___ RECORDS FOR THE EXERCISE ___
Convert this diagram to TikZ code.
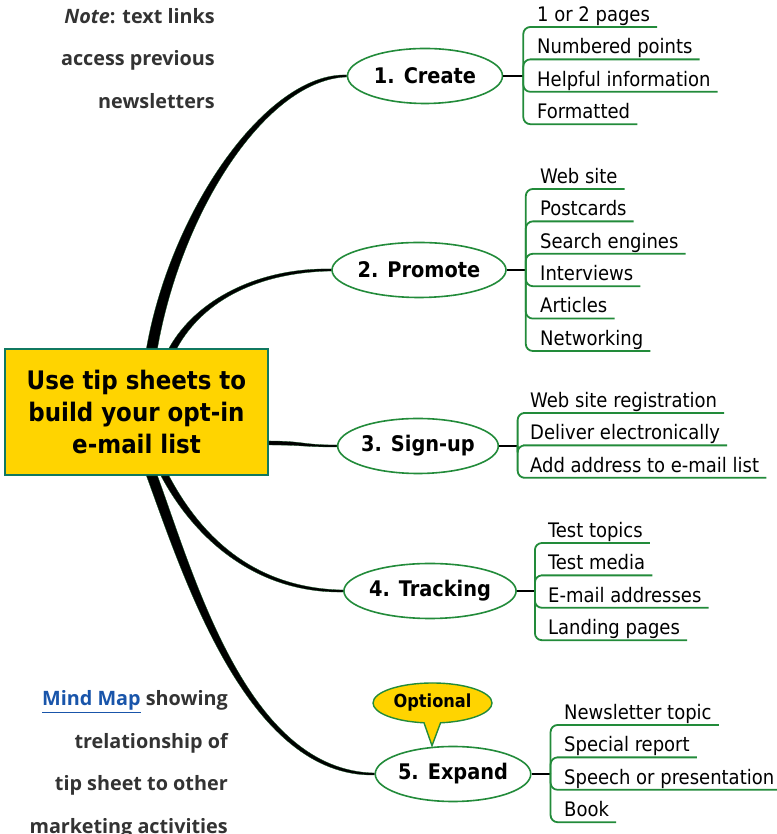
\documentclass[tikz,border=0pt]{standalone}
\usepackage{fontspec}
\setmainfont{DejaVu Sans Condensed}
\newfontfamily\notefont{Open Sans}
\usetikzlibrary{shapes.geometric, shapes.callouts, positioning, calc}

\definecolor{mapgreen}{RGB}{34,139,58}
\definecolor{tipyellow}{RGB}{255,212,0}
\definecolor{boxedge}{RGB}{16,120,96}
\definecolor{notegray}{RGB}{51,51,51}
\definecolor{linkblue}{RGB}{25,85,170}

\begin{document}
\begin{tikzpicture}[x=1pt, y=1pt,
		root/.style={draw=boxedge, fill=tipyellow, line width=1.8pt,
			minimum width=263pt, minimum height=126pt,
			align=center, font=\fontsize{25.5}{32}\selectfont\bfseries},
		topic/.style={ellipse, draw=mapgreen, fill=white, line width=1.6pt,
			minimum width=#1, minimum height=55pt, inner sep=0pt,
			font=\fontsize{21.5}{26}\selectfont\bfseries},
		item/.style={inner xsep=0pt, inner ysep=2.5pt, text height=24pt, text depth=3pt,
			font=\fontsize{20}{24}\selectfont},
		limb/.style={fill=black, draw=mapgreen!60!black, line width=0.3pt},
		stem/.style={line width=2.4pt, black},
		twig/.style={draw=mapgreen, line width=1.8pt, rounded corners=7pt},
		note/.style={align=right, text=notegray, inner sep=0pt,
			font=\notefont\fontsize{19.8}{42.5}\selectfont\bfseries}
		]
		\useasboundingbox (0,0) rectangle (776,834);
		
		% ── Side notes ──
		\node[note, anchor=north east] (note) at (215,826) {\textit{Note}: text links\\access previous\\newsletters};
		\node[note, anchor=north east] (caption) at (228,143.5) {{\color{linkblue}\underline{Mind Map}} showing\\trelationship of\\tip sheet to other\\marketing activities};
		
		% ── Central topic and main ideas ──
		\node[root] (root) at (136.5,422) {Use tip sheets to\\build your opt-in\\e-mail list};
		\node[topic=155pt] (create) at (425,758) {1. Create};
		\node[topic=174pt] (promote) at (419,564) {2. Promote};
		\node[topic=157pt] (signup) at (418,388) {3. Sign-up};
		\node[topic=170pt] (tracking) at (430,243) {4. Tracking};
		\node[topic=154pt] (expand) at (453,60) {5. Expand};
		
		% Tapered limbs from the central topic
		\fill[limb] ([xshift=10pt]root.north) .. controls +(80:140) and +(-80,2.5) .. ([yshift=1pt]create.west)
			-- ([yshift=-1pt]create.west) .. controls +(-80,-2.5) and +(80:140) .. ([xshift=21pt]root.north) -- cycle;
		\fill[limb] ([xshift=32.5pt]root.north) .. controls +(61:56) and +(-72,1.5) .. ([yshift=1pt]promote.west)
			-- ([yshift=-1pt]promote.west) .. controls +(-72,-1.5) and +(61:56) .. ([xshift=40.5pt]root.north) -- cycle;
		\fill[limb] ([yshift=-29pt]root.east) .. controls +(35,0) and +(-35,0) .. ([yshift=1pt]signup.west)
			-- ([yshift=-1pt]signup.west) .. controls +(-35,0) and +(35,0) .. ([yshift=-33pt]root.east) -- cycle;
		\fill[limb] ([xshift=24.5pt]root.south) .. controls +(-62:74) and +(-85,-1.5) .. ([yshift=-1pt]tracking.west)
			-- ([yshift=1pt]tracking.west) .. controls +(-85,1.5) and +(-62:74) .. ([xshift=32.5pt]root.south) -- cycle;
		\fill[limb] ([xshift=10pt]root.south) .. controls +(-70:112) and +(-126,-2.5) .. ([yshift=-1pt]expand.west)
			-- ([yshift=1pt]expand.west) .. controls +(-126,2.5) and +(-70:112) .. ([xshift=21pt]root.south) -- cycle;
		
		% Callout on the last idea
		\node[ellipse callout, draw=mapgreen, fill=tipyellow, line width=1.4pt,
			minimum width=119pt, minimum height=40pt, inner sep=0pt,
			callout absolute pointer={([xshift=-21pt]expand.north)}, callout pointer arc=16,
			font=\fontsize{18}{22}\selectfont\bfseries] (opt) at (432.5,131) {Optional};
		
		% ── 1. Create ──
		\coordinate (crb) at ([xshift=20pt]create.east);
		\node[item, anchor=south west] (cr1) at (537,807) {1 or 2 pages};
		\node[item, below=0pt of cr1.south west, anchor=north west] (cr2) {Numbered points};
		\node[item, below=0pt of cr2.south west, anchor=north west] (cr3) {Helpful information};
		\node[item, below=0pt of cr3.south west, anchor=north west] (cr4) {Formatted};
		\draw[stem] (create.east) -- (crb);
		\draw[twig] (crb) |- (cr1.south west) -- ([xshift=7pt]cr1.south east);
		\draw[twig] (crb) |- (cr2.south west) -- ([xshift=7pt]cr2.south east);
		\draw[twig] (crb) |- (cr3.south west) -- ([xshift=7pt]cr3.south east);
		\draw[twig] (crb) |- (cr4.south west) -- ([xshift=7pt]cr4.south east);
		
		% ── 2. Promote ──
		\coordinate (prb) at ([xshift=19pt]promote.east);
		\node[item, anchor=south west] (pr1) at (540,645) {Web site};
		\node[item, below=0pt of pr1.south west, anchor=north west] (pr2) {Postcards};
		\node[item, below=0pt of pr2.south west, anchor=north west] (pr3) {Search engines};
		\node[item, below=0pt of pr3.south west, anchor=north west] (pr4) {Interviews};
		\node[item, below=0pt of pr4.south west, anchor=north west] (pr5) {Articles};
		\node[item, below=0pt of pr5.south west, anchor=north west] (pr6) {Networking};
		\draw[stem] (promote.east) -- (prb);
		\draw[twig] (prb) |- (pr1.south west) -- ([xshift=7pt]pr1.south east);
		\draw[twig] (prb) |- (pr2.south west) -- ([xshift=7pt]pr2.south east);
		\draw[twig] (prb) |- (pr3.south west) -- ([xshift=7pt]pr3.south east);
		\draw[twig] (prb) |- (pr4.south west) -- ([xshift=7pt]pr4.south east);
		\draw[twig] (prb) |- (pr5.south west) -- ([xshift=7pt]pr5.south east);
		\draw[twig] (prb) |- (pr6.south west) -- ([xshift=7pt]pr6.south east);
		
		% ── 3. Sign-up ──
		\coordinate (sgb) at ([xshift=18.5pt]signup.east);
		\node[item, anchor=south west] (sg1) at (530,421) {Web site registration};
		\node[item, below=0pt of sg1.south west, anchor=north west] (sg2) {Deliver electronically};
		\node[item, below=0pt of sg2.south west, anchor=north west] (sg3) {Add address to e-mail list};
		\draw[stem] (signup.east) -- (sgb);
		\draw[twig] (sgb) |- (sg1.south west) -- ([xshift=7pt]sg1.south east);
		\draw[twig] (sgb) |- (sg2.south west) -- ([xshift=7pt]sg2.south east);
		\draw[twig] (sgb) |- (sg3.south west) -- ([xshift=7pt]sg3.south east);
		
		% ── 4. Tracking ──
		\coordinate (tkb) at ([xshift=18pt]tracking.east);
		\node[item, anchor=south west] (tk1) at (548,291) {Test topics};
		\node[item, below=0pt of tk1.south west, anchor=north west] (tk2) {Test media};
		\node[item, below=0pt of tk2.south west, anchor=north west] (tk3) {E-mail addresses};
		\node[item, below=0pt of tk3.south west, anchor=north west] (tk4) {Landing pages};
		\draw[stem] (tracking.east) -- (tkb);
		\draw[twig] (tkb) |- (tk1.south west) -- ([xshift=7pt]tk1.south east);
		\draw[twig] (tkb) |- (tk2.south west) -- ([xshift=7pt]tk2.south east);
		\draw[twig] (tkb) |- (tk3.south west) -- ([xshift=7pt]tk3.south east);
		\draw[twig] (tkb) |- (tk4.south west) -- ([xshift=7pt]tk4.south east);
		
		% ── 5. Expand ──
		\coordinate (exb) at ([xshift=19pt]expand.east);
		\node[item, anchor=south west] (ex1) at (564,109) {Newsletter topic};
		\node[item, below=0pt of ex1.south west, anchor=north west] (ex2) {Special report};
		\node[item, below=0pt of ex2.south west, anchor=north west] (ex3) {Speech or presentation};
		\node[item, below=0pt of ex3.south west, anchor=north west] (ex4) {Book};
		\draw[stem] (expand.east) -- (exb);
		\draw[twig] (exb) |- (ex1.south west) -- ([xshift=7pt]ex1.south east);
		\draw[twig] (exb) |- (ex2.south west) -- ([xshift=7pt]ex2.south east);
		\draw[twig] (exb) |- (ex3.south west) -- ([xshift=7pt]ex3.south east);
		\draw[twig] (exb) |- (ex4.south west) -- ([xshift=7pt]ex4.south east);
	\end{tikzpicture}
\end{document}
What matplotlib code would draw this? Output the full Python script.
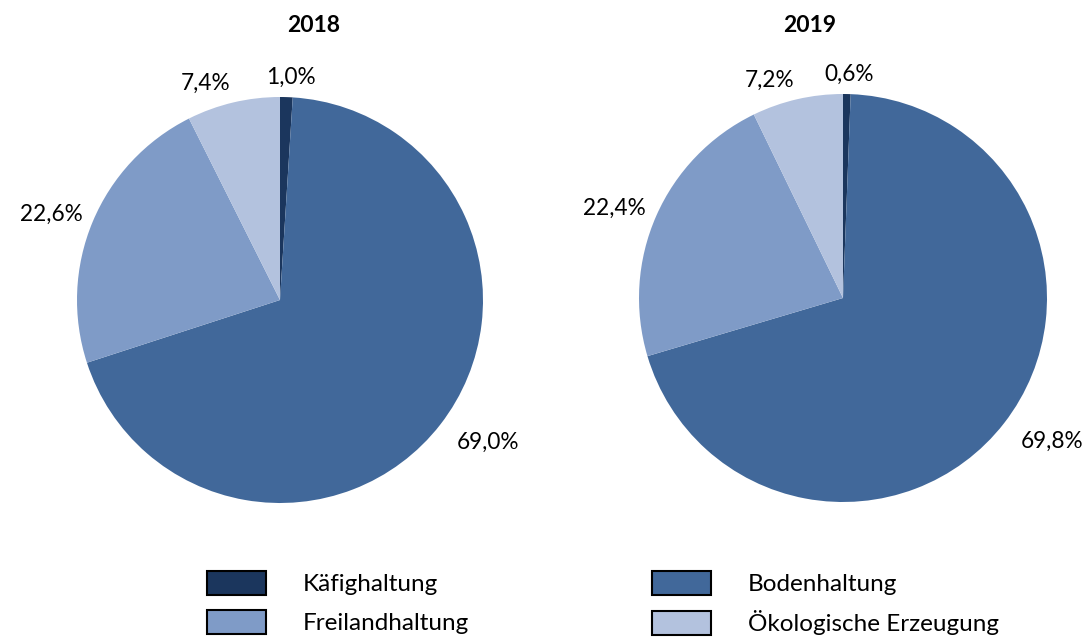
___
Look above for lines with the word "this" and copy them all.

Convert this diagram to TikZ code.
What matplotlib code would draw this? Output the full Python script.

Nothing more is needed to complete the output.